Objective » Print the listing in its entirety and exactly, leaving out images.

Raw data »

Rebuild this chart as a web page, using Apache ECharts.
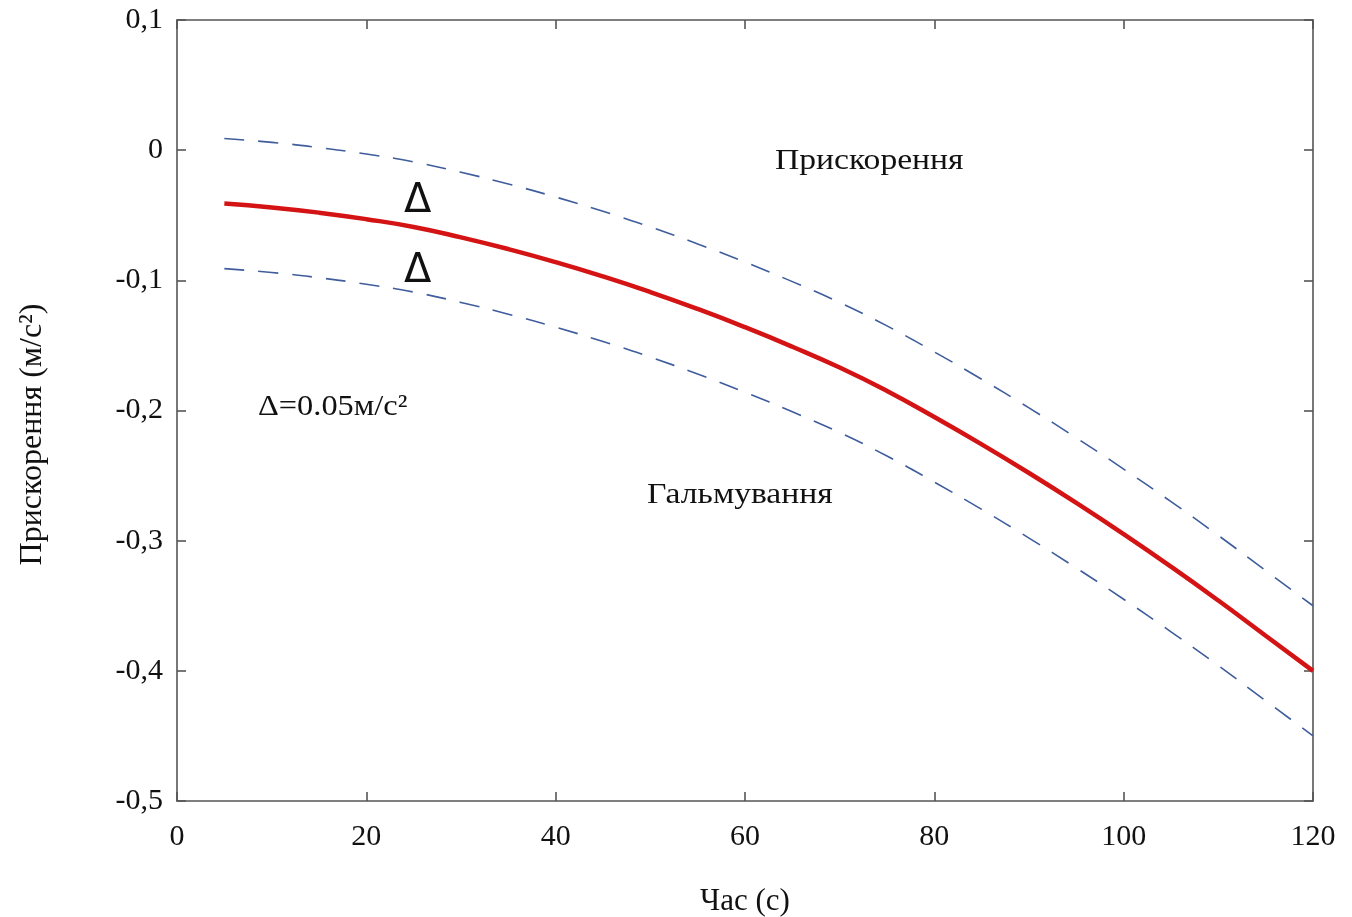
<!DOCTYPE html>
<html>
<head>
<meta charset="utf-8">
<title>Прискорення</title>
<script src="https://cdn.jsdelivr.net/npm/echarts@6/dist/echarts.min.js"></script>
<style>
  html, body { margin: 0; padding: 0; background: #fff; }
  #main { width: 1352px; height: 917px; }
</style>
</head>
<body>
<div id="main"></div>
<script>
// час (с)
var time = [5, 10, 15, 20, 25, 30, 35, 40, 45, 50, 55, 60, 65, 70, 75, 80, 85, 90, 95, 100, 105, 110, 115, 120];
// прискорення (м/с2), червона крива
var accel = [-0.041, -0.044, -0.048, -0.053, -0.059, -0.067, -0.076, -0.086, -0.097, -0.109, -0.122, -0.136,
  -0.151, -0.167, -0.185, -0.205, -0.226, -0.248, -0.271, -0.295, -0.320, -0.346, -0.373, -0.400];
// верхня межа (пунктир)
var upper = [0.009, 0.006, 0.002, -0.003, -0.009, -0.017, -0.026, -0.036, -0.047, -0.059, -0.072, -0.086,
  -0.101, -0.117, -0.135, -0.155, -0.176, -0.198, -0.221, -0.245, -0.270, -0.296, -0.323, -0.350];
// нижня межа (пунктир)
var lower = [-0.091, -0.094, -0.098, -0.103, -0.109, -0.117, -0.126, -0.136, -0.147, -0.159, -0.172, -0.186,
  -0.201, -0.217, -0.235, -0.255, -0.276, -0.298, -0.321, -0.345, -0.370, -0.396, -0.423, -0.450];

function pairs(xs, ys) {
  return xs.map(function (x, i) { return [x, ys[i]]; });
}

var serif = '"Liberation Serif", "DejaVu Serif", serif';
var axisColor = '#555';

var chart = echarts.init(document.getElementById('main'));

var dashed = {
  type: 'line',
  smooth: true,
  showSymbol: false,
  silent: true,
  lineStyle: { color: '#3f5d9c', width: 1.6, type: [20, 14] }
};

function frameAxis(extra) {
  return Object.assign({
    axisLine: { onZero: false, lineStyle: { color: axisColor, width: 1.6 } },
    axisTick: { inside: true, length: 9, lineStyle: { color: axisColor, width: 1.6 } },
    axisLabel: { show: false },
    splitLine: { show: false }
  }, extra);
}

chart.setOption({
  animation: false,
  textStyle: { fontFamily: serif },
  grid: { left: 177, top: 20, right: 39, bottom: 116, outerBoundsMode: 'none' },
  xAxis: [
    frameAxis({
      type: 'value', position: 'bottom', min: 0, max: 120, interval: 20,
      name: 'Час (с)', nameLocation: 'middle', nameGap: 85,
      nameTextStyle: { fontFamily: serif, fontSize: 31, color: '#111' },
      axisLabel: { fontFamily: serif, fontSize: 30, color: '#111', margin: 21 }
    }),
    frameAxis({ type: 'value', position: 'top', min: 0, max: 120, interval: 20 })
  ],
  yAxis: [
    frameAxis({
      type: 'value', position: 'left', min: -0.5, max: 0.1, interval: 0.1,
      name: 'Прискорення (м/с²)', nameLocation: 'middle', nameGap: 128, nameRotate: 90,
      nameTextStyle: { fontFamily: serif, fontSize: 32, color: '#111', padding: [0, 48, 0, 0] },
      axisLabel: {
        fontFamily: serif, fontSize: 30, color: '#111', margin: 14,
        formatter: function (v) { return String(Math.round(v * 10) / 10).replace('.', ','); }
      }
    }),
    frameAxis({ type: 'value', position: 'right', min: -0.5, max: 0.1, interval: 0.1 })
  ],
  series: [
    Object.assign({ name: 'upper', data: pairs(time, upper) }, dashed),
    Object.assign({ name: 'lower', data: pairs(time, lower) }, dashed),
    {
      name: 'accel',
      type: 'line',
      smooth: true,
      showSymbol: false,
      data: pairs(time, accel),
      lineStyle: { color: '#d41414', width: 4.5 }
    }
  ],
  graphic: [
    { type: 'text', left: 775, top: 146, scaleX: 1.12, style: { text: 'Прискорення', font: '30px ' + serif, fill: '#111' } },
    { type: 'text', left: 647, top: 480, scaleX: 1.12, style: { text: 'Гальмування', font: '30px ' + serif, fill: '#111' } },
    { type: 'text', left: 258, top: 392, scaleX: 1.08, style: { text: 'Δ=0.05м/с²', font: '30px ' + serif, fill: '#111' } },
    { type: 'text', left: 404, top: 182, style: { text: 'Δ', font: '40px "DejaVu Sans", sans-serif', fill: '#111' } },
    { type: 'text', left: 404, top: 252, style: { text: 'Δ', font: '40px "DejaVu Sans", sans-serif', fill: '#111' } }
  ]
});
</script>
</body>
</html>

Written response »
Rebuild this chart as a web page, using Apache ECharts.
<!DOCTYPE html>
<html>
<head>
<meta charset="utf-8">
<title>Прискорення</title>
<script src="https://cdn.jsdelivr.net/npm/echarts@6/dist/echarts.min.js"></script>
<style>
  html, body { margin: 0; padding: 0; background: #fff; }
  #main { width: 1352px; height: 917px; }
</style>
</head>
<body>
<div id="main"></div>
<script>
// час (с)
var time = [5, 10, 15, 20, 25, 30, 35, 40, 45, 50, 55, 60, 65, 70, 75, 80, 85, 90, 95, 100, 105, 110, 115, 120];
// прискорення (м/с2), червона крива
var accel = [-0.041, -0.044, -0.048, -0.053, -0.059, -0.067, -0.076, -0.086, -0.097, -0.109, -0.122, -0.136,
  -0.151, -0.167, -0.185, -0.205, -0.226, -0.248, -0.271, -0.295, -0.320, -0.346, -0.373, -0.400];
// верхня межа (пунктир)
var upper = [0.009, 0.006, 0.002, -0.003, -0.009, -0.017, -0.026, -0.036, -0.047, -0.059, -0.072, -0.086,
  -0.101, -0.117, -0.135, -0.155, -0.176, -0.198, -0.221, -0.245, -0.270, -0.296, -0.323, -0.350];
// нижня межа (пунктир)
var lower = [-0.091, -0.094, -0.098, -0.103, -0.109, -0.117, -0.126, -0.136, -0.147, -0.159, -0.172, -0.186,
  -0.201, -0.217, -0.235, -0.255, -0.276, -0.298, -0.321, -0.345, -0.370, -0.396, -0.423, -0.450];

function pairs(xs, ys) {
  return xs.map(function (x, i) { return [x, ys[i]]; });
}

var serif = '"Liberation Serif", "DejaVu Serif", serif';
var axisColor = '#555';

var chart = echarts.init(document.getElementById('main'));

var dashed = {
  type: 'line',
  smooth: true,
  showSymbol: false,
  silent: true,
  lineStyle: { color: '#3f5d9c', width: 1.6, type: [20, 14] }
};

function frameAxis(extra) {
  return Object.assign({
    axisLine: { onZero: false, lineStyle: { color: axisColor, width: 1.6 } },
    axisTick: { inside: true, length: 9, lineStyle: { color: axisColor, width: 1.6 } },
    axisLabel: { show: false },
    splitLine: { show: false }
  }, extra);
}

chart.setOption({
  animation: false,
  textStyle: { fontFamily: serif },
  grid: { left: 177, top: 20, right: 39, bottom: 116, outerBoundsMode: 'none' },
  xAxis: [
    frameAxis({
      type: 'value', position: 'bottom', min: 0, max: 120, interval: 20,
      name: 'Час (с)', nameLocation: 'middle', nameGap: 85,
      nameTextStyle: { fontFamily: serif, fontSize: 31, color: '#111' },
      axisLabel: { fontFamily: serif, fontSize: 30, color: '#111', margin: 21 }
    }),
    frameAxis({ type: 'value', position: 'top', min: 0, max: 120, interval: 20 })
  ],
  yAxis: [
    frameAxis({
      type: 'value', position: 'left', min: -0.5, max: 0.1, interval: 0.1,
      name: 'Прискорення (м/с²)', nameLocation: 'middle', nameGap: 128, nameRotate: 90,
      nameTextStyle: { fontFamily: serif, fontSize: 32, color: '#111', padding: [0, 48, 0, 0] },
      axisLabel: {
        fontFamily: serif, fontSize: 30, color: '#111', margin: 14,
        formatter: function (v) { return String(Math.round(v * 10) / 10).replace('.', ','); }
      }
    }),
    frameAxis({ type: 'value', position: 'right', min: -0.5, max: 0.1, interval: 0.1 })
  ],
  series: [
    Object.assign({ name: 'upper', data: pairs(time, upper) }, dashed),
    Object.assign({ name: 'lower', data: pairs(time, lower) }, dashed),
    {
      name: 'accel',
      type: 'line',
      smooth: true,
      showSymbol: false,
      data: pairs(time, accel),
      lineStyle: { color: '#d41414', width: 4.5 }
    }
  ],
  graphic: [
    { type: 'text', left: 775, top: 146, scaleX: 1.12, style: { text: 'Прискорення', font: '30px ' + serif, fill: '#111' } },
    { type: 'text', left: 647, top: 480, scaleX: 1.12, style: { text: 'Гальмування', font: '30px ' + serif, fill: '#111' } },
    { type: 'text', left: 258, top: 392, scaleX: 1.08, style: { text: 'Δ=0.05м/с²', font: '30px ' + serif, fill: '#111' } },
    { type: 'text', left: 404, top: 182, style: { text: 'Δ', font: '40px "DejaVu Sans", sans-serif', fill: '#111' } },
    { type: 'text', left: 404, top: 252, style: { text: 'Δ', font: '40px "DejaVu Sans", sans-serif', fill: '#111' } }
  ]
});
</script>
</body>
</html>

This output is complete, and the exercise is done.